Thanks @nhedberg, this also answers my question above.

In the last image, I changed the parameter to have 2 layers at most, in order to show that the maximum DL throughput does not change when the number of maximum MIMO layer change.

This is the image captured after changing the maximum MIMO layer to 4.

This is the configuration I have change to get maximum of 4 MIMO layers.

My UE has been tested with 4 MIMO layers with other system.
I will try to test with another UE.

I will also try to capture FAPI.

1 Like

This is the nvipc.pcap file I captured to while my samsung s23 ultra are receiving 600Mbps UDP DL with 4 MIMO layer.
nvipc_good.pcap

I dont have wireshark plugin to parse the FAPI pcap file. Do you have any wireshark binary (which can parse FAPI) that is possible to share with me?

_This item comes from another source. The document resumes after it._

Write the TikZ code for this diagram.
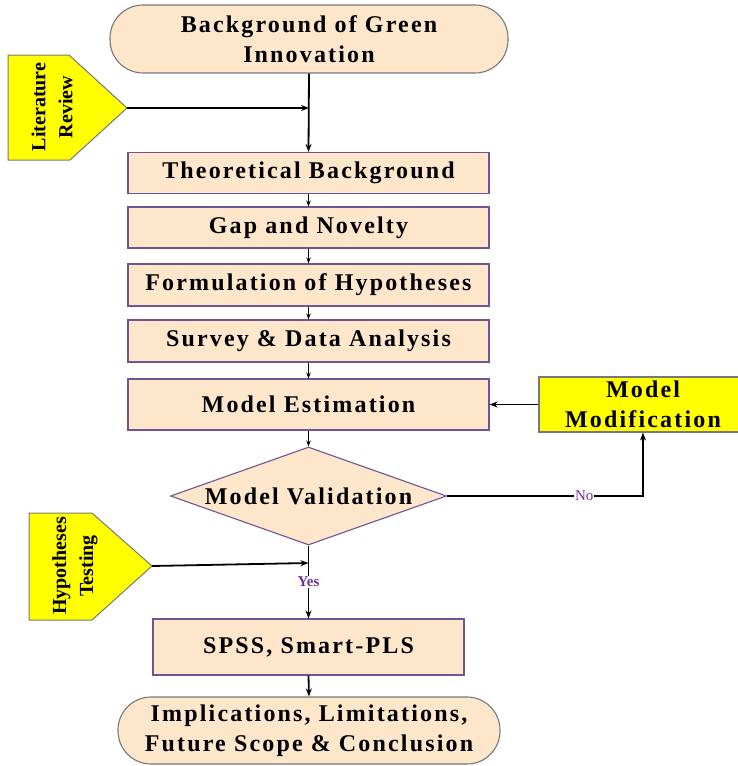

Things look mostly good with few DL CRC errors reported by the UE.
The L2 isn’t scheduling all of the RBs on DL. Sometimes it schedules all 273, but often by the end of the frame only 85, indicating that it didn’t have more data to transmit, so this could be an issue in the CN.
Can you set the different components of the CN to be on specific cores using cpuset in the docker-compose.yaml, and then check CPU usage of the oai-upf using docker stats during traffic?

It looks like in your last log you still have pTbInput=0x0 during the 700Mbps traffic. What server type is this?

Thank you all for your support. I am now able to reach to 1Gbps UDP DL OTA with DELTA RU and Pegatron UE.

The reason is that my default oai-upf container cannot process to output more than 650Mbps GTP traffic to oai nr-softmodem. I checked N3 interface.

My current solution is to using Open5GS.

BTW, for you question, I am using a rack server from QCT which have 2 NVIDIA A40 GPUs and 2 Intel(R) Xeon(R) Gold 5418Y CPUs.

Thank you very much.

1 Like

This topic was automatically closed 14 days after the last reply. New replies are no longer allowed.